** Your task **
Sort through the data and copy the lines holding the word "Python".

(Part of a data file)
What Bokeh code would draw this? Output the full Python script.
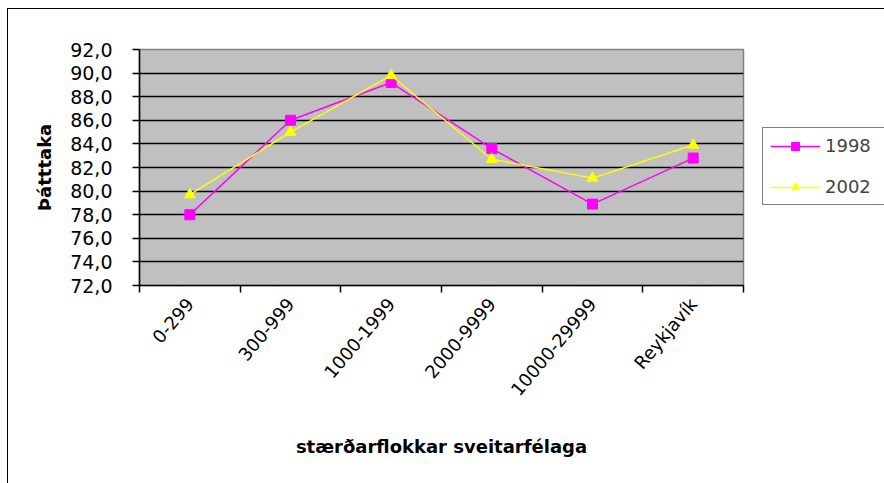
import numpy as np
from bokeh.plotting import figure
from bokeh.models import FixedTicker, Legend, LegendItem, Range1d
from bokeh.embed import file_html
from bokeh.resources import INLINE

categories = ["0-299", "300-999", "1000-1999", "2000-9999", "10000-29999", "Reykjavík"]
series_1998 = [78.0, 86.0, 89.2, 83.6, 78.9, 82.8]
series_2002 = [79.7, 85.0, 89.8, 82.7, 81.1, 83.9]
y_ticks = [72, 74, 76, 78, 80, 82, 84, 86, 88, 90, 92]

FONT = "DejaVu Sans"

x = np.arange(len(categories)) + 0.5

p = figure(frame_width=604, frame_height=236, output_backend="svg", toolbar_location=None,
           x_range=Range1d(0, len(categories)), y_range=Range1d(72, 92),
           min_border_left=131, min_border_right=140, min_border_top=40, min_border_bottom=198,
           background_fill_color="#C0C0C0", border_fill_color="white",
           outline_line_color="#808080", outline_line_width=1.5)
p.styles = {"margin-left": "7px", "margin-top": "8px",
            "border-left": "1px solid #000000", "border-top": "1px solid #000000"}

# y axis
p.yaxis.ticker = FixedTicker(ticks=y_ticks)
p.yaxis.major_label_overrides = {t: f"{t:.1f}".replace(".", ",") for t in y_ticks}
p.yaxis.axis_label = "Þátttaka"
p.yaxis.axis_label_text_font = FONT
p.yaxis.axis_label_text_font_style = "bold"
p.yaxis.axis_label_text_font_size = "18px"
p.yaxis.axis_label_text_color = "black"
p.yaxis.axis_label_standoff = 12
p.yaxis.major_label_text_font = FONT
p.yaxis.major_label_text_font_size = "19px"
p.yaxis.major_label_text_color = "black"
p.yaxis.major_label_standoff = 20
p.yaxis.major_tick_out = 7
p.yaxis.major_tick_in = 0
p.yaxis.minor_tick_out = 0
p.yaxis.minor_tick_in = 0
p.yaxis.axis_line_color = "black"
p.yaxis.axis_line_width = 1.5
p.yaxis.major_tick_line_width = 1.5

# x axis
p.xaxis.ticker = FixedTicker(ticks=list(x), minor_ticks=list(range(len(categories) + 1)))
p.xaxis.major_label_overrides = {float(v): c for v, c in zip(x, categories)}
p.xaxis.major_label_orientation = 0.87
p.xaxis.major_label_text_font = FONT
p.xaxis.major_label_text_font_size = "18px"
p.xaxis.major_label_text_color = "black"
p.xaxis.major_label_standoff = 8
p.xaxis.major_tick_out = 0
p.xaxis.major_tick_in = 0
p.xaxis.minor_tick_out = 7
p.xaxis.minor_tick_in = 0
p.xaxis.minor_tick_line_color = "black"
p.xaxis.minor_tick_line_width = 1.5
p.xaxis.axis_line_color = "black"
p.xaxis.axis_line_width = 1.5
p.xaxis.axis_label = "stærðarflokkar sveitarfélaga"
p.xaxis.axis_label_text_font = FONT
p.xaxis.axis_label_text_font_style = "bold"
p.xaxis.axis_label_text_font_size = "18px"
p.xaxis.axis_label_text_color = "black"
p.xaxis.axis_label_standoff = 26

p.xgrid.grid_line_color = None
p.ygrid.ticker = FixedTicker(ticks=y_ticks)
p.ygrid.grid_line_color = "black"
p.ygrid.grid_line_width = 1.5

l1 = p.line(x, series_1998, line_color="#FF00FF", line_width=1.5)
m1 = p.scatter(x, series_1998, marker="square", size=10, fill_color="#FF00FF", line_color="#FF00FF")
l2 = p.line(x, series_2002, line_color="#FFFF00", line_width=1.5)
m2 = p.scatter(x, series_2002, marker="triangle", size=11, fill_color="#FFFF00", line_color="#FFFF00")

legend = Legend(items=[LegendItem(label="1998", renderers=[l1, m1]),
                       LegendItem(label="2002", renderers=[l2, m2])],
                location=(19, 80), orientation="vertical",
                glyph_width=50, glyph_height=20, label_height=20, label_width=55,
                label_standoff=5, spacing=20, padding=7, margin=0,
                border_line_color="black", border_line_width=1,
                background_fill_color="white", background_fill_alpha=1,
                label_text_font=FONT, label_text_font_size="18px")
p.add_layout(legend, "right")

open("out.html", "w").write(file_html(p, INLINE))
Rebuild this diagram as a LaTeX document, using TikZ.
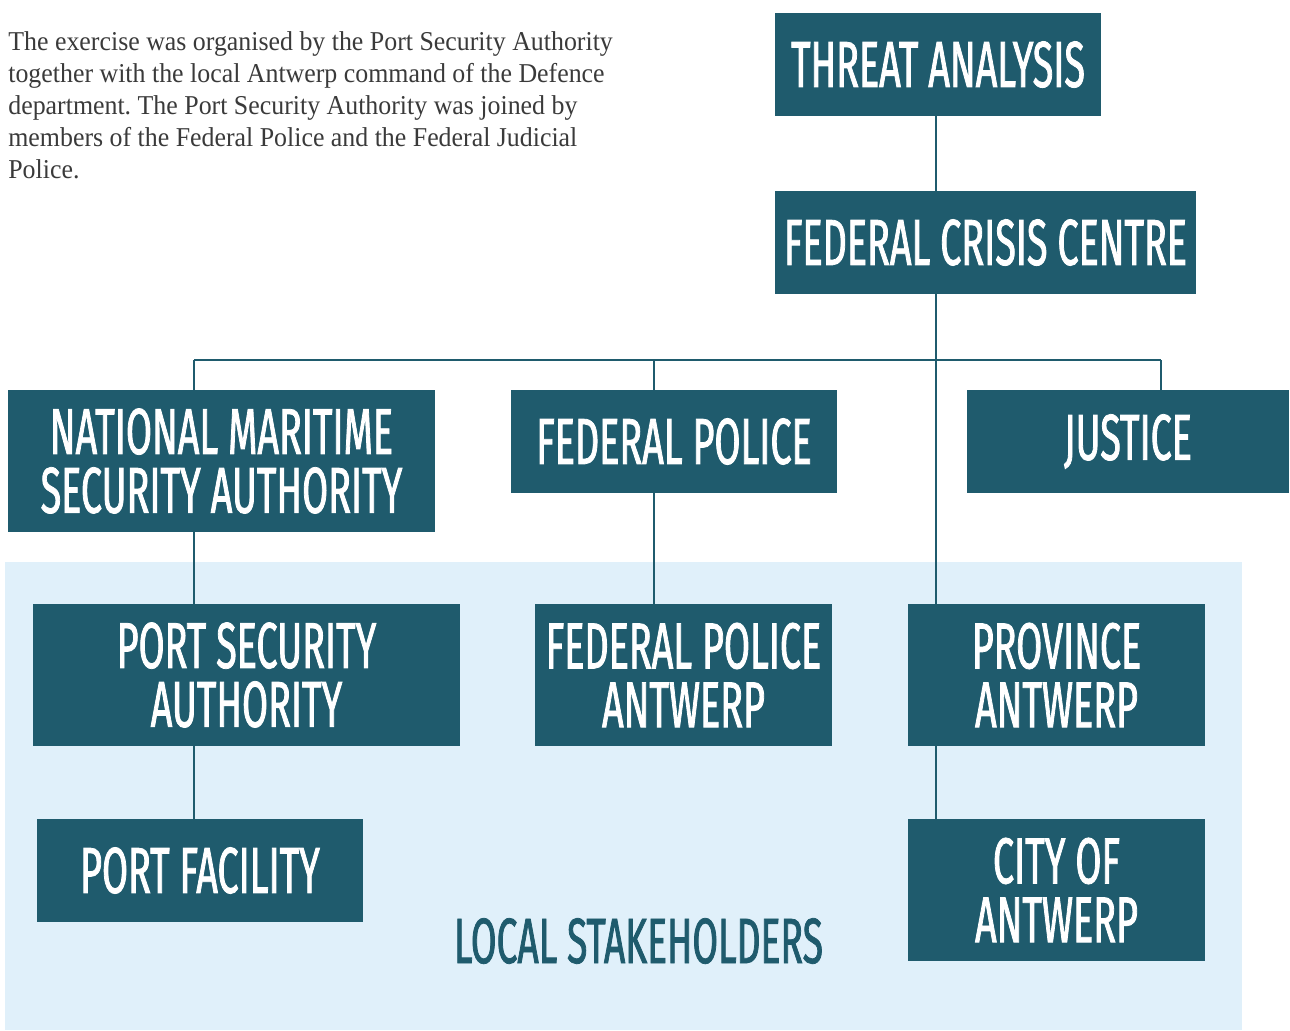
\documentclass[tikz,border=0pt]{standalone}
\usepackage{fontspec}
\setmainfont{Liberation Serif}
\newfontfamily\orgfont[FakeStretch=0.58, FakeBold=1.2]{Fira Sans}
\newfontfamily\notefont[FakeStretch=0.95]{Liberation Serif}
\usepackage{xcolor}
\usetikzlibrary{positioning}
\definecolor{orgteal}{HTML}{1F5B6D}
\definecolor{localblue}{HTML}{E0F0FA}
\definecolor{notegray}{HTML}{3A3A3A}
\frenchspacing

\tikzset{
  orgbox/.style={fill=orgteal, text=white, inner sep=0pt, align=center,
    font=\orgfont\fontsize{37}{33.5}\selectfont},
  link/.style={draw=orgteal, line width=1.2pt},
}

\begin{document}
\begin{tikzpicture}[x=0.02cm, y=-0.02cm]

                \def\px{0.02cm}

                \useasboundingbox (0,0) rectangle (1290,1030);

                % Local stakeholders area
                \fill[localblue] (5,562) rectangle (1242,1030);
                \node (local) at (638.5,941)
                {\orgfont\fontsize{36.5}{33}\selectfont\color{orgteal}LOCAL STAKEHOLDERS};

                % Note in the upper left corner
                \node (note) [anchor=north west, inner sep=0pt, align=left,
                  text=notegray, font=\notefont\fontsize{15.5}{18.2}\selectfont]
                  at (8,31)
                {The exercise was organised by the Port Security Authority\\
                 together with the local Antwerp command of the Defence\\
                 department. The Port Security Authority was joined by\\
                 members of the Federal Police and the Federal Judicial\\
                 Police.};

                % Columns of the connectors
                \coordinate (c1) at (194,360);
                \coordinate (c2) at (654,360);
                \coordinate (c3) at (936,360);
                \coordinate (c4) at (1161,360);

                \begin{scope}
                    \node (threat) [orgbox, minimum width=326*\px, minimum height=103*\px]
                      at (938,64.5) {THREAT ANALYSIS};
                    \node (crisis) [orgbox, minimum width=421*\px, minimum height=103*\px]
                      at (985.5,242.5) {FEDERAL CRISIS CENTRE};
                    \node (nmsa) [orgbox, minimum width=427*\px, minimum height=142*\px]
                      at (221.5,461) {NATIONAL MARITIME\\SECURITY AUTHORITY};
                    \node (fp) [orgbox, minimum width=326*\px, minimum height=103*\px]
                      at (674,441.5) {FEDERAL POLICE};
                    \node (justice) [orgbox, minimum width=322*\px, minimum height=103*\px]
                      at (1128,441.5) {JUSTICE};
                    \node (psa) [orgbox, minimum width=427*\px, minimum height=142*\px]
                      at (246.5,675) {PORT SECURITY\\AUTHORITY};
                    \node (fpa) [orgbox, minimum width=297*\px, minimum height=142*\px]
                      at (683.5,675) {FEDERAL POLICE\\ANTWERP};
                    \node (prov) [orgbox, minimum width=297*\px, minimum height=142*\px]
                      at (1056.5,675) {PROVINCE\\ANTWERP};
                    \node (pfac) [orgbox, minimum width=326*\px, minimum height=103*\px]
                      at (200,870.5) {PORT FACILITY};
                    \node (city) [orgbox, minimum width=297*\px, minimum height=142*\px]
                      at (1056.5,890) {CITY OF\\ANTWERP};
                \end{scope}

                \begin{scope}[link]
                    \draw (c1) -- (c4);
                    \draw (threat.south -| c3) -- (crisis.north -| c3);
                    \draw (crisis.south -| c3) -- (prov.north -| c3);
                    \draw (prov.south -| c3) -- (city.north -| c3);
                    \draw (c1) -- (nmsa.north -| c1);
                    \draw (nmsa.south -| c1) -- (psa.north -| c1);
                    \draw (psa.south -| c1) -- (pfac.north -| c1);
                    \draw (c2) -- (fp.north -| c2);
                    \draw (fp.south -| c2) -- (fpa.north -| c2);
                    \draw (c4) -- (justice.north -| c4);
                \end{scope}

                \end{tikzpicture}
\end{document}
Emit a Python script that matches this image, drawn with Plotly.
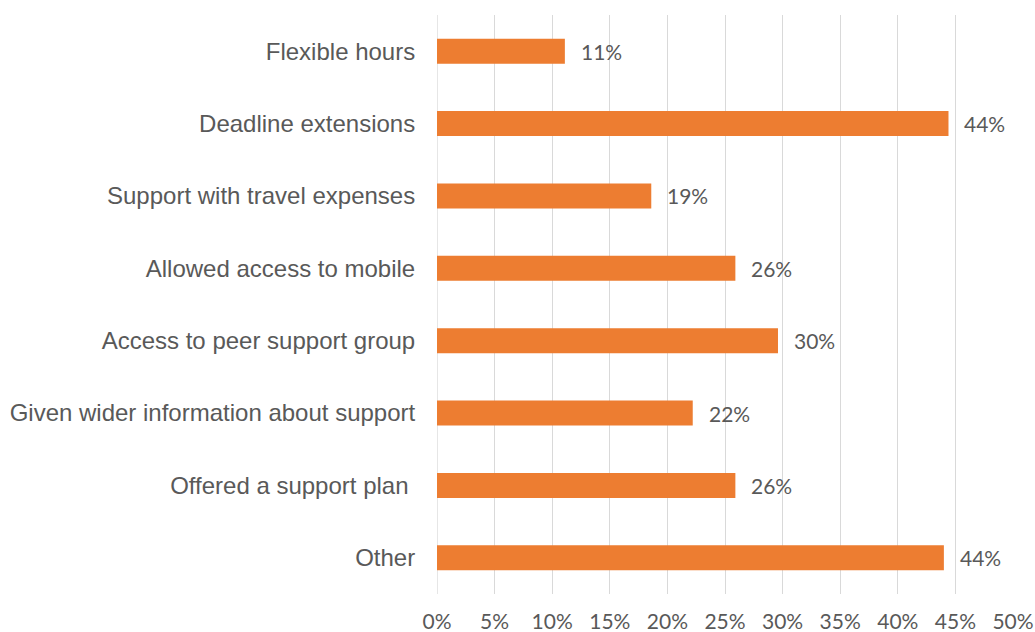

** Written answer **
What Bokeh code would draw this? Output the full Python script.
Emit a Python script that matches this image, drawn with Plotly.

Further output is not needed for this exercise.